See you next Sunday.

Dinner last night:  Bacon cheeseburger at the Arclight Cafe.


Saturday, March 18, 2017

Classic TV Theme Song of the Month - March 2017

One of those shows where the best part was the opening credits.

Dinner last night:  Chopped salad.

Friday, March 17, 2017

Your Weekend Movie Guide for March 2017

And another one bites the dust.   A single screen movie theater going the way of hula hoops and Silly Putty.

This one is the Regent in Westwood Village near UCLA.   Now, when I moved to LA, Westwood was the place to go for an evening out.   A great dinner and a movie in a classic cinema.   Well, the theaters now left there can be counted on one hand.   And the Regent above will be giving way to...wait for it...two new restaurants.

So where can you see a movie this weekend and feel like it's a special event?   Probably nowhere.   It might be the multiplex and the food court at the mall. Yeech.   You know the drill, folks,   I'll scoot through the movie pages and give you my gut reaction to the garbage being dumped on our cinematic doorsteps this weekend.

RIP Regent.   You will be missed.

The Sense of An Ending:   The title gives me the idea that perhaps the movie goes on too long.

Moonlight:   The disputed "Best Picture."  Well, at least, in my house.

La La Land:   The disputed runner-up to "Best Picture."  Well, at least, in my house.

The Last Word:  Recently reviewed here.   Don't believe the crummy reviews from regular critics.  Believe mine.

A United Kingdom:   Hardly.

Fences:   Watch as blowhard and dirtbag Denzel Washington literally has cinematic diarrhea.  I am not opposed to a wall.   I am opposed to these fences.

Personal Shopper:   Kristin Stewart in something from France.  Ne interested pas.

Lion:  Blog review coming.   For a Best Picture nominee, it was just okay.

Logan:   Everybody is going to see this.   I have no idea what it is.

Table 19:  A comedy about a bunch of mismatched strangers at a wedding reception.   Anna Kendrick is in it.  Yeah, I'll see it.

Kong - Skull Island:  One more time.  Except I hear that Kong isn't it enough.

The Salesman:  Won the Oscar for Best Foreign Film.   Did they FedEx the award to the director yet?

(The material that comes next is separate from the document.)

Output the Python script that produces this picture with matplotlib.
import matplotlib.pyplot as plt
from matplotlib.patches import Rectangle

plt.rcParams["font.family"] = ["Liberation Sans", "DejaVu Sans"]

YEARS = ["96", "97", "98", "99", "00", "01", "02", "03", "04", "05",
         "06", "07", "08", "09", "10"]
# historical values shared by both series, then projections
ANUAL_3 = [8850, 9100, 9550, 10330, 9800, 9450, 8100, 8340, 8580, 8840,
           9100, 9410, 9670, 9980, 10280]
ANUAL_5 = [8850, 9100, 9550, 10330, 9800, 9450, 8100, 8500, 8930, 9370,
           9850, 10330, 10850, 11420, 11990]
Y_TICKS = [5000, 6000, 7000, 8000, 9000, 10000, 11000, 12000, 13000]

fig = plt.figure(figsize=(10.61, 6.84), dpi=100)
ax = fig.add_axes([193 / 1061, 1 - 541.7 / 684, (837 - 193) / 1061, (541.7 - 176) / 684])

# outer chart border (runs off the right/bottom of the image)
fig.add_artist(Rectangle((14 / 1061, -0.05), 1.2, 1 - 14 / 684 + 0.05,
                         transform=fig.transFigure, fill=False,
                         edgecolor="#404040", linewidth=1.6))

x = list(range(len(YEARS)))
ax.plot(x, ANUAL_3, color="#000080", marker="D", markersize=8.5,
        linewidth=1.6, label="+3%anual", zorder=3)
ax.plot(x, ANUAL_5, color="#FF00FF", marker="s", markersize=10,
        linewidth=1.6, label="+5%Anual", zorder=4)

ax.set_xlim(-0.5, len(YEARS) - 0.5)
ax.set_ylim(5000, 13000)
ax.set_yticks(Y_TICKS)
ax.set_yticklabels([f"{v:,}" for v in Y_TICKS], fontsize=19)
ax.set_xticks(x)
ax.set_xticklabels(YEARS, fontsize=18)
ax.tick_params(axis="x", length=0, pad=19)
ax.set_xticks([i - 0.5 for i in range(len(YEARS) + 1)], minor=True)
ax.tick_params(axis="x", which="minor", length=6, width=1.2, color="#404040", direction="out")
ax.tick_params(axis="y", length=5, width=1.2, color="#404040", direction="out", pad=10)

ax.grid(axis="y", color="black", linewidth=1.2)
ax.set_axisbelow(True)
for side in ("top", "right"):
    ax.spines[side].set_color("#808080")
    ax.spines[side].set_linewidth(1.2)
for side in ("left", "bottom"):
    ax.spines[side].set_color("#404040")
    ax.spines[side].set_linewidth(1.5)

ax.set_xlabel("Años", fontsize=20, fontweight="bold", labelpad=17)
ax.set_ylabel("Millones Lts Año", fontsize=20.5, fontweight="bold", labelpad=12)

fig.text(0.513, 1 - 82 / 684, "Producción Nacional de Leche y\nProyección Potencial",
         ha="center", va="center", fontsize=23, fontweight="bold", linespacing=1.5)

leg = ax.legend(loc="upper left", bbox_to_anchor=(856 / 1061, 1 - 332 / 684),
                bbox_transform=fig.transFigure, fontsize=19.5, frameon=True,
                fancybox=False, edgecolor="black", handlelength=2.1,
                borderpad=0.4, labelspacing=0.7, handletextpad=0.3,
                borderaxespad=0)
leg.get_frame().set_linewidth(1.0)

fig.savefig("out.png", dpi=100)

The Lego Batman Movie:   Apparently some people are never too old for Legos.

Before I Fall:  No clue what this is.   Like so many movies that Hollywood dumps out in the quiet months of March and April.

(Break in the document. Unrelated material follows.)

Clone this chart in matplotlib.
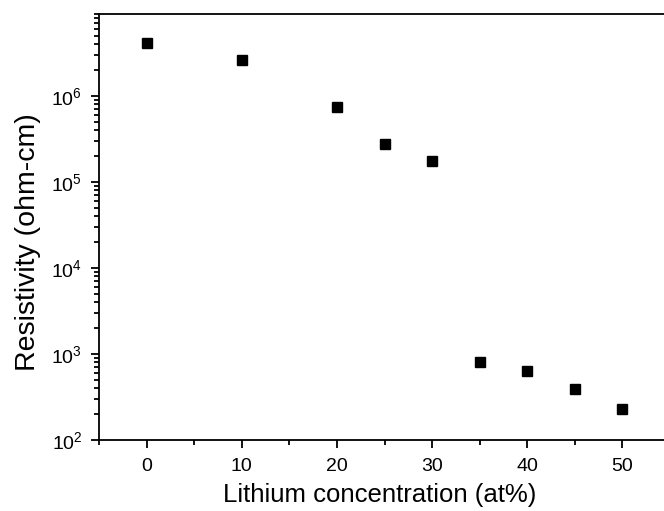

Fifty Shades Darker:   Doesn't anybody pay attention to SPF numbers any more?

Hidden Figures:   My choice for runner-up to "La La Land" for Best Picture. Shows you how much I know.

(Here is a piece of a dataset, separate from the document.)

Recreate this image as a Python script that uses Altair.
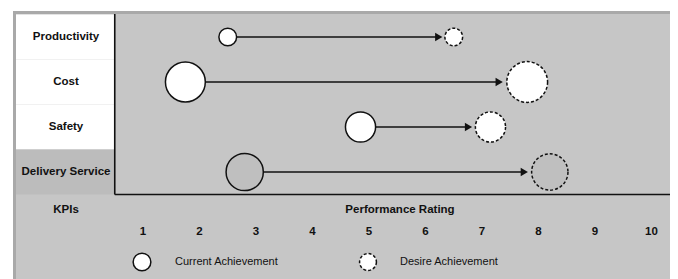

I Am Not Your Negro:   The title sounds angry.

Song to Song:  Two couples in the Austin, Texas music scene.   Didn't realize that Austin, Texas had a music scene.

Suntan:   Should be on a double bill with Fifty Shades Darker.

T2 - Trainspotting:   Nothing like a sequel that was 20 years in the making.

Mean Dreams:  I see the late Bill Paxton is in the cast.   I have no idea what it is about, but we should all probably see it.

The Last Laugh:   A documentary where comics explore what is funny.   I think I know...most comics today.

Beauty and the Beast:  Disney again cannibalizes itself with a live action version of the cartoon.  Nothing is sacred there.

All Nighter:   An LA musician battles the tough father of his girlfriend.  Dad is played by JK Simmons, who still makes me shiver from his performance in Whiplash.

Atomica:  Drama around a nuclear reactor.   What would scare if this was labeled as a comedy around a nuclear reactor.

The Belko Experiment:  Unseen forces lock a bunch of Americans in a Colombian high rise.  The real mystery should be what they're doing there in the first place.

Betting on Zero:  A documentary about global nutrition.   Not the place to order butter on your popcorn.

Contemporary Color:  Documentary on David Byrne's 2015 salute to color guards.  Seriously?

The Devil's Candy:  A new house is inhabited by evil spirits.   Yeah, they should see the idiot that clomps around above me.

Get Out:   Not a welcoming title for a movie.

Dinner last night:  Sausage and peppers.